**Written task**
Repeat every line of the data exactly, but not the pictures.

§

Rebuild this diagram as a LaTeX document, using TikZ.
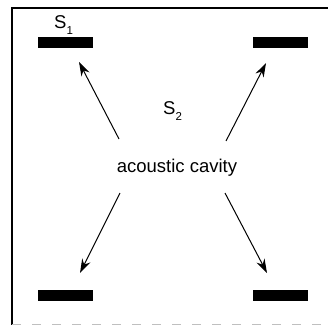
\documentclass[tikz,border=0pt]{standalone}
\usepackage{fontspec}
\setmainfont{Liberation Sans}
\usetikzlibrary{arrows.meta}
\tikzset{
  bar/.style={fill=black, draw=none, minimum width=55pt, minimum height=11pt, inner sep=0pt},
  lbl/.style={inner sep=0pt, font=\fontsize{18.5}{21}\selectfont},
  arr/.style={line width=1pt, -{Stealth[length=14pt,width=9pt]}},
  frame/.style={line width=1.2pt, black},
  gframe/.style={line width=1.2pt, black!25, dash pattern=on 9pt off 11pt}
}
\newcommand{\subs}[1]{\raisebox{-6pt}{\fontsize{11.5}{12}\selectfont #1}}
\begin{document}
\begin{tikzpicture}[x=1pt,y=-1pt]
\useasboundingbox (0,0) rectangle (328,326);
% frame
\coordinate (tl) at (12,8);
\coordinate (tr) at (328,8);
\coordinate (bl) at (12,324.5);
\coordinate (br) at (328,324.5);
\draw[frame] (tr) -- (tl) -- (bl);
\draw[gframe] (bl) -- (br);
% bars
\node[bar] (b1) at (65.5,42.5) {};
\node[bar] (b2) at (280,42.5) {};
\node[bar] (b3) at (65.5,295.5) {};
\node[bar] (b4) at (280,295) {};
% labels
\node[lbl, anchor=base west] (s1) at (54,29) {S\subs{1}};
\node[lbl, anchor=base west] (s2) at (163,114) {S\subs{2}};
\node[lbl, anchor=base] (cav) at (177,172) {acoustic cavity};
% arrow ends
\coordinate (a1s) at (119,139);
\coordinate (a1e) at (79,62);
\coordinate (a2s) at (226,141);
\coordinate (a2e) at (266,63);
\coordinate (a3s) at (120,193);
\coordinate (a3e) at (80,273);
\coordinate (a4s) at (225,193);
\coordinate (a4e) at (267,273);
\draw[arr] (a1s) -- (a1e);
\draw[arr] (a2s) -- (a2e);
\draw[arr] (a3s) -- (a3e);
\draw[arr] (a4s) -- (a4e);
\end{tikzpicture}
\end{document}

§

**The answer**
Rebuild this diagram as a LaTeX document, using TikZ.
\documentclass[tikz,border=0pt]{standalone}
\usepackage{fontspec}
\setmainfont{Liberation Sans}
\usetikzlibrary{arrows.meta}
\tikzset{
  bar/.style={fill=black, draw=none, minimum width=55pt, minimum height=11pt, inner sep=0pt},
  lbl/.style={inner sep=0pt, font=\fontsize{18.5}{21}\selectfont},
  arr/.style={line width=1pt, -{Stealth[length=14pt,width=9pt]}},
  frame/.style={line width=1.2pt, black},
  gframe/.style={line width=1.2pt, black!25, dash pattern=on 9pt off 11pt}
}
\newcommand{\subs}[1]{\raisebox{-6pt}{\fontsize{11.5}{12}\selectfont #1}}
\begin{document}
\begin{tikzpicture}[x=1pt,y=-1pt]
\useasboundingbox (0,0) rectangle (328,326);
% frame
\coordinate (tl) at (12,8);
\coordinate (tr) at (328,8);
\coordinate (bl) at (12,324.5);
\coordinate (br) at (328,324.5);
\draw[frame] (tr) -- (tl) -- (bl);
\draw[gframe] (bl) -- (br);
% bars
\node[bar] (b1) at (65.5,42.5) {};
\node[bar] (b2) at (280,42.5) {};
\node[bar] (b3) at (65.5,295.5) {};
\node[bar] (b4) at (280,295) {};
% labels
\node[lbl, anchor=base west] (s1) at (54,29) {S\subs{1}};
\node[lbl, anchor=base west] (s2) at (163,114) {S\subs{2}};
\node[lbl, anchor=base] (cav) at (177,172) {acoustic cavity};
% arrow ends
\coordinate (a1s) at (119,139);
\coordinate (a1e) at (79,62);
\coordinate (a2s) at (226,141);
\coordinate (a2e) at (266,63);
\coordinate (a3s) at (120,193);
\coordinate (a3e) at (80,273);
\coordinate (a4s) at (225,193);
\coordinate (a4e) at (267,273);
\draw[arr] (a1s) -- (a1e);
\draw[arr] (a2s) -- (a2e);
\draw[arr] (a3s) -- (a3e);
\draw[arr] (a4s) -- (a4e);
\end{tikzpicture}
\end{document}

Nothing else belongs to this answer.